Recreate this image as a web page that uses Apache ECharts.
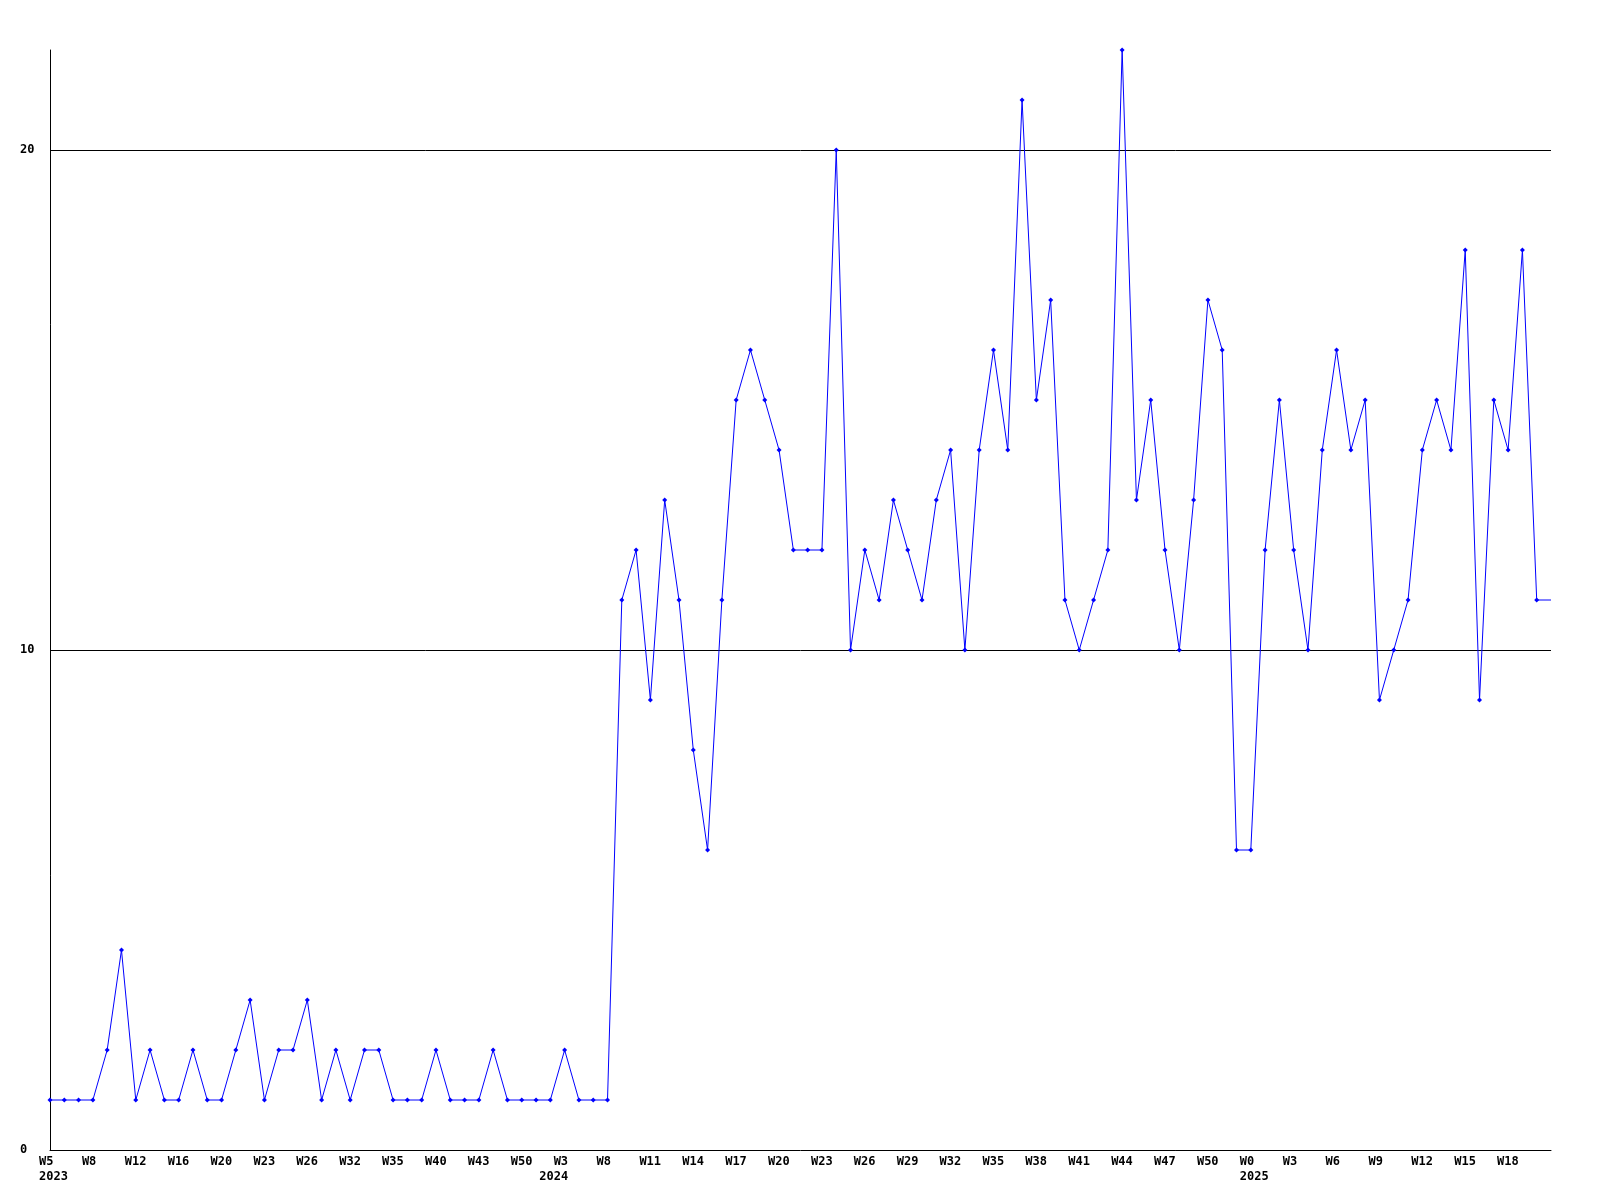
<!DOCTYPE html>
<html><head><meta charset="utf-8">
<script src="https://cdn.jsdelivr.net/npm/echarts@6/dist/echarts.min.js"></script>
<style>html,body{margin:0;padding:0;background:#fff}#c{width:1600px;height:1200px}</style>
</head><body><div id="c"></div>
<script>
// weekly values (last entry is the open, unmarked extension to the right edge)
const values = [
  1,1,1,1,2,4,1,2,1,1,
  2,1,1,2,3,1,2,2,3,1,
  2,1,2,2,1,1,1,2,1,1,
  1,2,1,1,1,1,2,1,1,1,
  11,12,9,13,11,8,6,11,15,16,
  15,14,12,12,12,20,10,12,11,13,
  12,11,13,14,10,14,16,14,21,15,
  17,11,10,11,12,22,13,15,12,10,
  13,17,16,6,6,12,15,12,10,14,
  16,14,15,9,10,11,14,15,14,18,
  9,15,14,18,11,
  11
];
// tick labels, one for every third point
const weekLabels = ['W5','W8','W12','W16','W20','W23','W26','W32','W35','W40','W43','W50',
  'W3','W8','W11','W14','W17','W20','W23','W26','W29','W32','W35','W38','W41','W44','W47','W50',
  'W0','W3','W6','W9','W12','W15','W18'];
const yearLabels = ['2023','2024','2025'];
const yearIndex = [0,35,84];
const labelStep = 3;

const categories = values.map((v,i)=> (i % labelStep === 0 && weekLabels[i/labelStep]) ? weekLabels[i/labelStep] : '');
const yearCats = values.map((v,i)=> { const k = yearIndex.indexOf(i); return k >= 0 ? yearLabels[k] : ''; });
const seriesData = values.map((v,i)=> i === values.length-1 ? {value:v, symbol:'none'} : v);

const font = {fontFamily:'DejaVu Sans Mono', fontWeight:'bold', fontSize:12, color:'#000'};
const chart = echarts.init(document.getElementById('c'), null, {renderer:'canvas'});
chart.setOption({
  animation:false,
  backgroundColor:'#fff',
  grid:{left:50, right:49, top:50, bottom:50, containLabel:false},
  xAxis:[{
    type:'category', data:categories, boundaryGap:false, position:'bottom',
    axisLine:{show:true, lineStyle:{color:'#000', width:1}},
    axisTick:{show:false},
    splitLine:{show:false},
    axisLabel:Object.assign({interval:0, align:'left', margin:6, padding:[0,0,0,-11], hideOverlap:false}, font)
  },{
    type:'category', data:yearCats, boundaryGap:false, position:'bottom', offset:0,
    axisLine:{show:false}, axisTick:{show:false}, splitLine:{show:false},
    axisLabel:Object.assign({interval:0, align:'left', margin:21, padding:[0,0,0,-11], hideOverlap:false}, font)
  }],
  yAxis:{
    type:'value', min:0, max:22, interval:10,
    axisLine:{show:true, lineStyle:{color:'#000', width:1}},
    axisTick:{show:false},
    splitLine:{show:true, showMinLine:false, showMaxLine:false, lineStyle:{color:'#000', width:1}},
    axisLabel:Object.assign({align:'left', margin:30, showMaxLabel:false,
      formatter:(v)=> (v % 10 === 0 ? String(v) : '')}, font)
  },
  series:[{
    type:'line', xAxisIndex:0, data:seriesData,
    symbol:'diamond', symbolSize:5, showAllSymbol:true,
    lineStyle:{color:'#0000ff', width:1},
    itemStyle:{color:'#0000ff'},
    emphasis:{disabled:true}
  }]
});
</script></body></html>
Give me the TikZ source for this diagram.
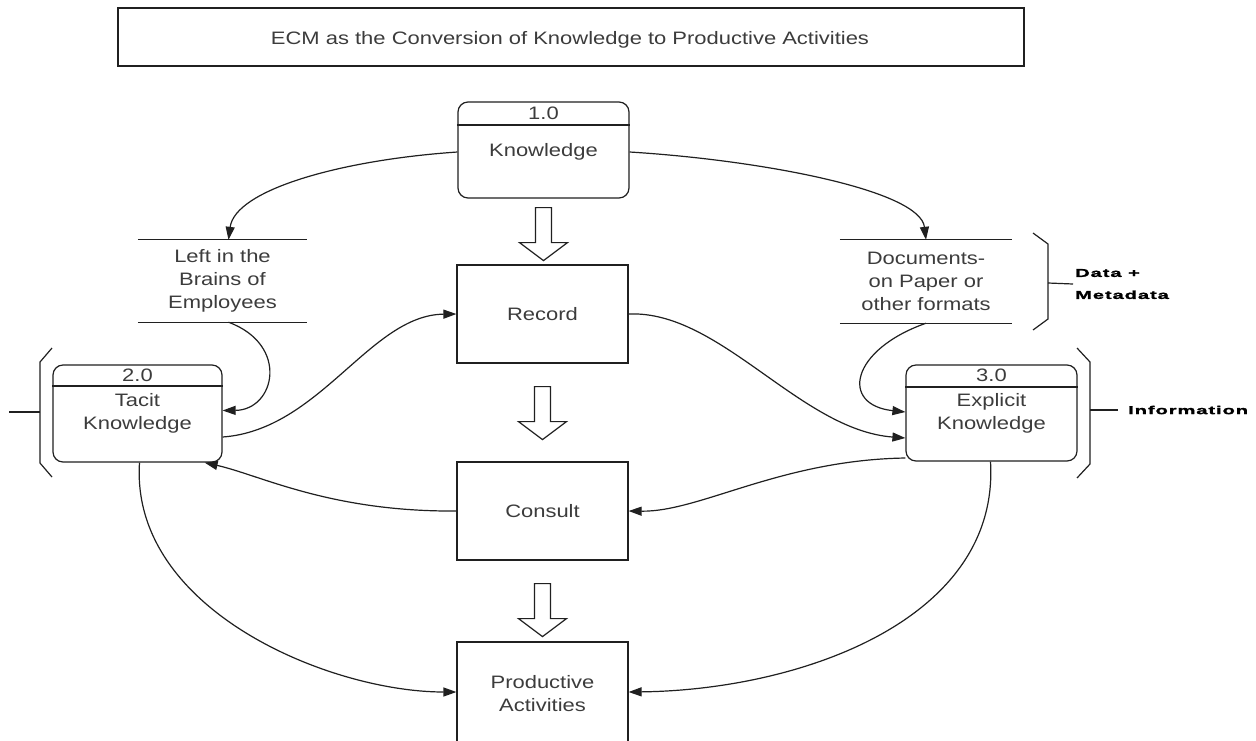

****

- _EXERCISE_: Give back exactly the lines from the top of the records to the line containing "const seriesData = values.map((v,i)=>", both included, and no pictures.

- _WRITTEN ANSWER_:
Recreate this image as a web page that uses Apache ECharts.
<!DOCTYPE html>
<html><head><meta charset="utf-8">
<script src="https://cdn.jsdelivr.net/npm/echarts@6/dist/echarts.min.js"></script>
<style>html,body{margin:0;padding:0;background:#fff}#c{width:1600px;height:1200px}</style>
</head><body><div id="c"></div>
<script>
// weekly values (last entry is the open, unmarked extension to the right edge)
const values = [
  1,1,1,1,2,4,1,2,1,1,
  2,1,1,2,3,1,2,2,3,1,
  2,1,2,2,1,1,1,2,1,1,
  1,2,1,1,1,1,2,1,1,1,
  11,12,9,13,11,8,6,11,15,16,
  15,14,12,12,12,20,10,12,11,13,
  12,11,13,14,10,14,16,14,21,15,
  17,11,10,11,12,22,13,15,12,10,
  13,17,16,6,6,12,15,12,10,14,
  16,14,15,9,10,11,14,15,14,18,
  9,15,14,18,11,
  11
];
// tick labels, one for every third point
const weekLabels = ['W5','W8','W12','W16','W20','W23','W26','W32','W35','W40','W43','W50',
  'W3','W8','W11','W14','W17','W20','W23','W26','W29','W32','W35','W38','W41','W44','W47','W50',
  'W0','W3','W6','W9','W12','W15','W18'];
const yearLabels = ['2023','2024','2025'];
const yearIndex = [0,35,84];
const labelStep = 3;

const categories = values.map((v,i)=> (i % labelStep === 0 && weekLabels[i/labelStep]) ? weekLabels[i/labelStep] : '');
const yearCats = values.map((v,i)=> { const k = yearIndex.indexOf(i); return k >= 0 ? yearLabels[k] : ''; });
const seriesData = values.map((v,i)=> i === values.length-1 ? {value:v, symbol:'none'} : v);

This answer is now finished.